My Favorite Worst User


Digital pedagogy
Product management

When I create technology solutions for clients who serve users in educational settings, I keep a favorite user in mind. Not a real person, but a persona—an idea of a person who characterizes a typical user—that’s taken shape over the last 25 years of my work in software development and product management. They are an educator, an excellent one. They are articulate and easy to work with.

And they’re the worst user.

My initial, ingenious ideas never quite fit their classroom practice perfectly, bringing about joy and harmony. And they let me know about it. They’re brutally honest.

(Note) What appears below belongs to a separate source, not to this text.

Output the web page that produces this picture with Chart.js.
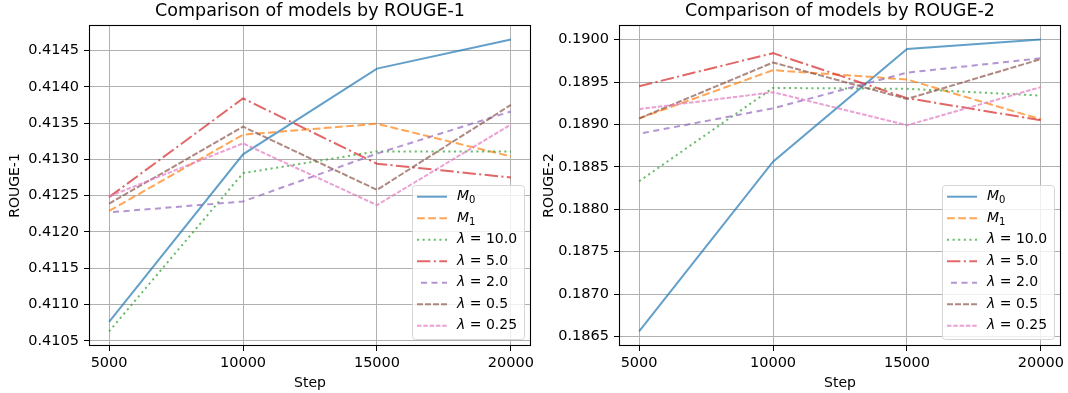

That’s why they’re my favorite.

With every idea proposed, every feature discussed, every promise of a new, time-saving, innovative, easy-to-use edtech product, I hear my favorite worst user’s words in the back of my head.

You don't know anything.

You don’t know until you’ve sat in the back of my classroom of 30 restless second-graders and watched me guide a lesson with technology...until you’ve watched me wait for my old projector to switch the input from the document camera to the computer input, which is just enough time for the students to disengage and start talking...until you’ve watched me implement my seven-step protocol for distributing devices among the students. It takes five minutes, if I’m lucky; more if I have to troubleshoot a device on the fly.”

I see you, my favorite worst user. And you’re right, I have never experienced that! And anyone who makes anything they expect educators to use needs to recognize the absolute truth of what you are saying: until you have stood in the shoes of a classroom educator, you can never really know about standing in the shoes of a classroom educator. In fact, this is why our Learning Experience Designers have backgrounds teaching in K-12 schools; we count on their real-world classroom perspectives.

I'm not going to try very hard.

I’ll give your product a go, but don’t expect extra effort on my part to understand it; I don’t have the time. I have maybe twenty minutes a week to engage with your product. And most of that time is what I can snatch between classes.”

My favorite worst user, thank you for keeping it real. I will make sure not to waste your time and will design everything centered on convenience and ease-of-use. This is why I do what I do—because I think your job is the most important job, ever, and I want to help you succeed!

I'm not going to read anything.

If your edtech solution doesn’t work exactly as I’d expect it to, I won’t search your FAQs, I’ll ignore your help text, I won’t wait the one second for your tool tips to pop up, and I won’t re-watch the training webinar you sent a month before I actually needed it. Best case, I’ll eventually find a clunky workaround, until someone points out a much easier way to do it that you put where I didn’t look for it.”

I get it, my favorite worst user! We have a shared goal here—to give you something new, in a way that you didn't expect but that you absolutely love. Let’s make this so simple it requires nothing extra from you and gives you everything you need, where and when you expect it. (We often use qualitative research methods like surveys, observation, and interviews, and other strategies like empathy maps and product ethnographies, to make sure we don’t miss any detail.)

I'm not going to use your solution, because I have a worse way to do it that always works.

I have pencil and paper. It may be slower, but it’s always on and never crashes. I have a product similar to yours that I started using five years ago. I’m sure it’s inferior to your solution in every way, but it works well enough and I can use it right now. I have your product, but I don’t want to update it. Last time I did, your software didn’t work on my older system and you omitted my favorite feature.”

Yes, I totally agree. If what we create doesn’t do better than just replace what you’re already doing, why bother? (Why would that be called a solution, anyway? That’s just a “substitution.”) I want to give you something that makes a process easier for you, saves you time, and/or helps you bridge a problematic gap. I solemnly promise: I am not going to give you tech for tech’s sake—I will not just churn out shiny user interfaces with slick benefits based on current trends. This is about supporting teaching and learning on your terms, truly empowering your digital pedagogy.

A Clear-Eyed Approach to EdTech

Though my favorite worst user’s words may be tough to hear, they save me a lot of wasted effort by forcing me to keep the user and their reality at the center of the product development process. If your idea, feature, app, or revolutionary learning system stands up to this no-nonsense persona, then the real work of discovery and design can begin. That’s where our team can help. Throughout the product development process, we avoid assumptions—or worse, overly optimistic or “magical” thinking—about the use of technology in the classroom. Doing so leads to authentic, worthwhile solutions that even my favorite worst user can embrace.